The tribunal found inconsistencies in the worker’s evidence regarding the timing and cause of his disability. The medical documentation supported a return to work with restrictions, rather than a total disability needing continued sick leave. The TTC offered the worker modified work within his restrictions, including sedentary duties and accommodations for his medication, the tribunal said.

Accommodation co-operation

Surveillance footage showed the worker engaging in several physical activities without visible difficulty, which were inconsistent with a claim of total disability, the tribunal said, noting that such actions showed he wouldn’t have been prevented from doing the accommodated sedentary work.

“When the worker said he couldn’t return to work with modified duties and then the footage showed him doing certain things with relative ease and within his restrictions, there was some inconsistency,” says Gakhar. “It reinforced the point that, even though employers have a duty to accommodate, employees have to do their part too, whether it’s providing the right evidence, keeping the employer informed, communicating regularly, and just being honest and transparent.”

When it comes to a disability and a return-to-work plan, it should be a team effort, according to Gakhar.

“Both parties have to work together, and other parties also become involved, like medical professionals, the chiropractor, all sorts of resources – but the employer and employee have to work together to find a way forward,” she says.

The tribunal found that the evidence didn’t show that the worker’s disability prevented him from performing the modified work offered by the TTC. The TTC accepted his disability claims and repeatedly sought to make a return-to-work plan that accommodated his restrictions, but the worker didn’t co-operate with the plan and continued to collect sick benefits, said the tribunal.

Termination not discriminatory

The tribunal determined that it was reasonable for the TTC to conclude that the worker falsely claimed that he was totally disabled to collect sick pay without working, and this was the sole reason for dismissal, not the worker’s disability.
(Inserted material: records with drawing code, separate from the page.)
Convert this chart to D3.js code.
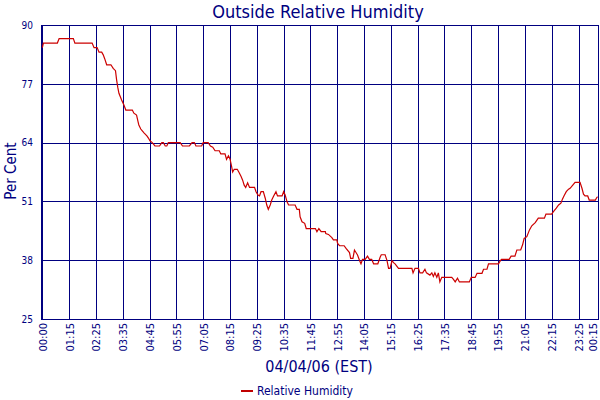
<!DOCTYPE html>
<html>
<head>
<meta charset="utf-8">
<script src="https://cdn.jsdelivr.net/npm/d3@7"></script>
<style>
  body { margin: 0; background: #fff; }
  svg text { font-family: "DejaVu Sans Condensed", "DejaVu Sans", sans-serif; font-stretch: condensed; fill: #000080; }
</style>
</head>
<body>
<div id="chart"></div>
<script>
// readings, 04/04/06 (EST); hours past 24 are the next day
var times = ["00:00","00:03","00:42","00:47","01:26","01:30","02:15","02:20","02:28","02:33",
  "02:40","02:44","02:48","02:53","03:04","03:10","03:16","03:19","03:22","03:25",
  "03:32","03:38","03:43","04:00","04:04","04:11","04:15","04:17","04:22","04:26",
  "04:31","04:38","04:42","04:46","04:52","04:59","05:11","05:17","05:21","05:26",
  "05:30","05:34","06:05","06:11","06:29","06:36","06:42","06:46","07:01","07:05",
  "07:18","07:24","07:30","07:36","07:47","07:51","08:02","08:06","08:11","08:15",
  "08:19","08:22","08:26","08:34","08:39","08:44","08:48","08:52","08:56","09:01",
  "09:06","09:19","09:23","09:28","09:32","09:36","09:42","09:47","09:51","09:55",
  "10:00","10:04","10:09","10:15","10:19","10:31","10:35","10:39","10:44","10:48",
  "11:05","11:10","11:16","11:18","11:23","11:30","11:34","11:58","12:02","12:07",
  "12:13","12:24","12:25","12:32","12:41","12:45","12:54","12:56","13:01","13:13",
  "13:18","13:27","13:30","13:36","13:40","13:48","13:53","13:57","14:01","14:08",
  "14:14","14:19","14:25","14:30","14:41","14:47","14:50","15:00","15:05","15:09",
  "15:13","15:18","15:22","15:26","15:35","16:10","16:13","16:18","16:27","16:31",
  "16:38","16:44","16:48","16:57","17:02","17:06","17:10","17:15","17:19","17:23",
  "17:28","17:54","17:58","18:03","18:09","18:14","18:40","18:45","18:55","19:00",
  "19:13","19:17","19:26","19:30","19:56","20:01","20:04","20:24","20:29","20:39",
  "20:44","20:54","20:59","21:03","21:10","21:17","21:23","21:32","21:40","21:56",
  "22:00","22:15","22:19","22:27","22:33","22:39","22:43","22:47","22:53","22:59",
  "23:03","23:10","23:16","23:29","23:34","23:38","23:42","23:49","23:53","24:09",
  "24:13","24:15"];

var humidity = [85,86,86,87,87,86,86,85,85,84,
  84,83.4,82.5,81.2,81.2,80.4,79.9,77.8,76.2,74.9,
  73.4,72.3,71.2,71.2,70.5,70.1,68.6,67.9,67,66.6,
  66.1,65.5,65,64.4,64,63.25,63.25,64,64,63.25,
  63.25,64,64,63.25,63.25,64,64,63.25,63.25,64,
  64,63.25,63,62.2,62.2,61.5,61.5,60.3,61.1,60.4,
  58.8,57.5,58.1,58.1,57.35,56.5,55.7,54.6,54.1,55.1,
  54.1,54.1,53.15,52.4,52.2,53.15,53.15,51.7,50.2,49.25,
  50.2,51.3,52.2,53.15,52.2,52.2,53.15,52.4,50.9,50.2,
  50.2,49.25,49.25,47.6,46.5,46.15,45,45,44.3,45,
  44.3,44.3,43.9,43.7,43,42.5,42.5,41.7,41.2,41.2,
  40.6,39.7,38.4,38.4,40.25,39.15,38,37.2,38.2,38.2,
  38.9,38.2,38.2,37.2,37.2,38.65,39.2,39.2,37.9,36.2,
  36.2,37.9,37.45,37.2,36.2,36.2,35.2,36.2,36.2,35.2,
  35.2,36,35.2,34.7,35.2,34.4,35.2,34.2,35.2,33.2,
  34.2,34.2,33.8,33.2,34,33.2,33.2,34.2,34.2,35.1,
  35.1,36,36,37.2,37.2,37.9,38.2,38.2,38.9,38.9,
  40.25,40.25,41.4,42.8,43.2,44.7,45.6,46.3,47.3,47.3,
  48.2,48.2,48.7,49.5,50.2,50.6,51.5,52.2,53.15,53.7,
  53.9,54.6,55.2,55.2,53.9,52.6,52.2,52.2,51.3,51.3,
  51.9,52];

var tickTimes = ["00:00","01:15","02:25","03:35","04:45","05:55","07:05","08:15","09:25","10:35",
  "11:45","12:55","14:05","15:15","16:25","17:35","18:45","19:55","21:05","22:15",
  "23:25","24:15"];
var yTicks = [25, 38, 51, 64, 77, 90];

var svgWidth = 600;
var svgHeight = 400;
var plot = { left: 41, right: 599, top: 25, bottom: 319 };

function toMinutes(t) {
  var p = t.split(":");
  return (+p[0]) * 60 + (+p[1]);
}

function tickLabel(t) {
  var m = toMinutes(t) % 1440;
  return d3.format("02")(Math.floor(m / 60)) + ":" + d3.format("02")(m % 60);
}

var data = times.map(function(t, i) {
  return { minute: toMinutes(t), value: humidity[i] };
});

var svg = d3.select("#chart")
  .append("svg")
  .attr("width", svgWidth)
  .attr("height", svgHeight);

svg.append("rect")
  .attr("width", svgWidth)
  .attr("height", svgHeight)
  .attr("fill", "#fff");

// the logger plots by sample number: 5 minute samples, one missing in the first hour
var pad = 0.7;
var sampleW = (plot.right - plot.left) / (290 + 2 * pad);
var xScale = d3.scaleLinear()
  .domain([0, 75, 1455])
  .range([0, 14, 290].map(function(i) { return plot.left + (i + pad) * sampleW; }));

var yScale = d3.scaleLinear()
  .domain([25, 90])
  .range([plot.bottom, plot.top]);

// grid
var grid = svg.append("g")
  .attr("stroke", "#000080")
  .attr("stroke-width", 1)
  .attr("shape-rendering", "crispEdges");

grid.selectAll(".vline")
  .data(tickTimes)
  .enter()
  .append("line")
  .attr("x1", function(d) { return Math.round(xScale(toMinutes(d))) + 0.5; })
  .attr("x2", function(d) { return Math.round(xScale(toMinutes(d))) + 0.5; })
  .attr("y1", plot.top)
  .attr("y2", plot.bottom);

grid.selectAll(".hline")
  .data(yTicks)
  .enter()
  .append("line")
  .attr("x1", plot.left)
  .attr("x2", plot.right)
  .attr("y1", function(d) { return Math.round(yScale(d)) + 0.5; })
  .attr("y2", function(d) { return Math.round(yScale(d)) + 0.5; });

grid.append("rect")
  .attr("x", plot.left + 0.5)
  .attr("y", plot.top + 0.5)
  .attr("width", plot.right - plot.left - 1)
  .attr("height", plot.bottom - plot.top)
  .attr("fill", "none");

// y axis labels
var leftAxis = d3.axisLeft(yScale)
  .tickValues(yTicks)
  .tickSize(0)
  .tickPadding(8);

svg.append("g")
  .attr("transform", "translate(" + plot.left + ",0)")
  .call(leftAxis)
  .call(function(g) { g.select(".domain").remove(); })
  .selectAll("text")
  .attr("font-size", 10)
  .attr("font-family", null)
  .attr("fill", "#000080");

// x axis labels, rotated
var bottomAxis = d3.axisBottom(xScale)
  .tickValues(tickTimes.map(toMinutes))
  .tickSize(0)
  .tickFormat(function(d, i) { return tickLabel(tickTimes[i]); });

svg.append("g")
  .attr("transform", "translate(0," + plot.bottom + ")")
  .call(bottomAxis)
  .call(function(g) { g.select(".domain").remove(); })
  .selectAll("text")
  .attr("font-size", 11)
  .attr("font-family", null)
  .attr("fill", "#000080")
  .attr("transform", "rotate(-90)")
  .attr("text-anchor", "end")
  .attr("x", -4)
  .attr("y", function(d, i) { return i === tickTimes.length - 1 ? -5 : 0; })  // last one kept inside the frame
  .attr("dy", "0.35em");

// humidity line
var line = d3.line()
  .x(function(d) { return xScale(d.minute); })
  .y(function(d) { return yScale(d.value); });

svg.append("path")
  .datum(data)
  .attr("d", line)
  .attr("fill", "none")
  .attr("stroke", "#cc0000")
  .attr("stroke-width", 1.2);

// titles
svg.append("text")
  .attr("x", 318)
  .attr("y", 18)
  .attr("text-anchor", "middle")
  .attr("font-size", 18)
  .text("Outside Relative Humidity");

svg.append("text")
  .attr("transform", "rotate(-90)")
  .attr("x", -171)
  .attr("y", 16)
  .attr("text-anchor", "middle")
  .attr("font-size", 15)
  .text("Per Cent");

svg.append("text")
  .attr("x", 319)
  .attr("y", 372)
  .attr("text-anchor", "middle")
  .attr("font-size", 16)
  .text("04/04/06 (EST)");

// legend
var legend = svg.append("g")
  .attr("transform", "translate(241,391)");

legend.append("line")
  .attr("x1", 0)
  .attr("x2", 12)
  .attr("y1", 0)
  .attr("y2", 0)
  .attr("stroke", "#c00000")
  .attr("stroke-width", 2);

legend.append("text")
  .attr("x", 16)
  .attr("y", 4)
  .attr("font-size", 12)
  .text("Relative Humidity");
</script>
</body>
</html>
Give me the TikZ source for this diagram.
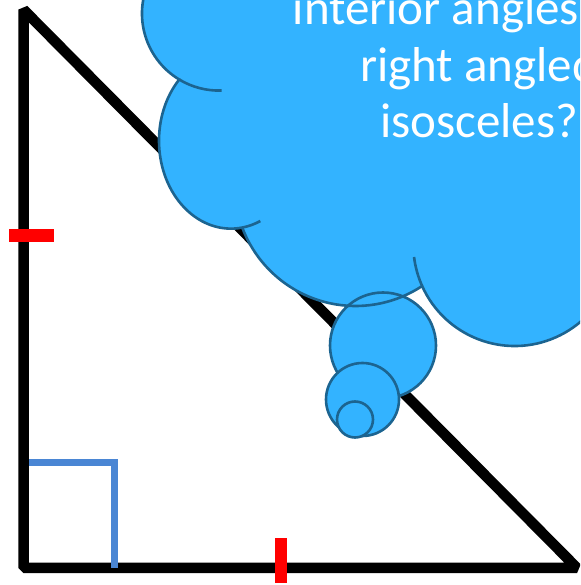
\documentclass[tikz,border=0pt]{standalone}
\usepackage{fontspec}
\setmainfont{Carlito}
\usetikzlibrary{positioning}
\definecolor{cloudFill}{HTML}{33B3FF}
\definecolor{cloudLine}{HTML}{1C6490}
\definecolor{tickRed}{HTML}{FF0000}
\definecolor{rightBlue}{HTML}{4A86D4}
\tikzset{
  triEdge/.style={draw=black, line width=10.5pt, line join=bevel},
  tickMark/.style={draw=tickRed, line width=12.5pt},
  rightMark/.style={draw=rightBlue, line width=7pt},
  cloudEdge/.style={draw=cloudLine, line width=2.6pt},
  bubble/.style={circle, fill=cloudFill, draw=cloudLine, line width=2.6pt,
    inner sep=0pt, outer sep=0pt},
  thoughtText/.style={text=white, font=\fontsize{49}{56.5}\selectfont,
    align=center, inner sep=0pt},
}

\begin{document}
\begin{tikzpicture}[x=1pt, y=1pt]
  \useasboundingbox (0,0) rectangle (580,585);
  \clip (0,0) rectangle (580,585);

  % triangle and its marks
  \coordinate (apex) at (23.5,575.4);
  \coordinate (corner) at (23.5,17);
  \coordinate (foot) at (577,17);
  \draw[triEdge] (apex) -- (corner) -- (foot) -- cycle;
  \draw[tickMark] (9,349.5) -- (54,349.5);
  \draw[tickMark] (281,2) -- (281,47);
  \draw[rightMark] (29,122.5) -- (114,122.5) -- (114,17);

  % thought cloud
  \path[fill=cloudFill, save path=\cloudOutline]
    (152.3,609.9) arc[start angle=150, end angle=238.9, radius=77]
    coordinate (jointA)
    arc[start angle=136, end angle=279, x radius=72, y radius=88]
    coordinate (jointB)
    arc[start angle=200.6, end angle=303.4, radius=121]
    coordinate (jointC)
    arc[start angle=204.1, end angle=380, radius=101.4]
    -- (640,375) -- (640,640) -- (152.3,640) -- cycle;
  \node[bubble, minimum size=106pt] (bubbleBig) at (383,239.5) {};
  \node[bubble, minimum size=73pt] (bubbleMid) at (362.5,185.5) {};
  \node[bubble, minimum size=36pt] (bubbleSmall) at (355,165.5) {};
  \path[cloudEdge, use path=\cloudOutline];
  \draw[cloudEdge] (jointA) arc[start angle=238.9, end angle=272, radius=77];
  \draw[cloudEdge] (jointB) arc[start angle=279, end angle=294, x radius=72, y radius=88];
  \draw[cloudEdge] (jointC) arc[start angle=204.1, end angle=187, radius=101.4];

  \node[thoughtText, anchor=base] (thought) at (479,447)
    {\makebox[7.6em][l]{interior angles}\\right angled\\isosceles?};
\end{tikzpicture}
\end{document}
The application was dismissed.

“The [TTC] did a really good job in showing that it met its duty to accommodate, provided a return-to-work plan and modified duties, and the worker didn’t co-operate,” says Gakhar. “And that gave it even more reason to use the footage to its advantage and prove that the employee’s termination of employment had nothing to do with discrimination.”

A key part of the employer’s duty to accommodate disabled employees is to offer modified work, as it helps bolster the argument that the employer has met its duty to accommodate and puts the onus back on the employee to co-operate, says Gakhar.

“In recent years, I think employment law has become very employee-friendly, but I think this case lends support to employers as well,” she says. “And it’s a helpful balance to ensure a fair and respectful workplace, showing what an employer can do to support an employee, but also what an employee can do to support the employer in [return-to-work] circumstances.”

See D’Arienzo v. Toronto Transit Commission, 2025 HRTO 1632.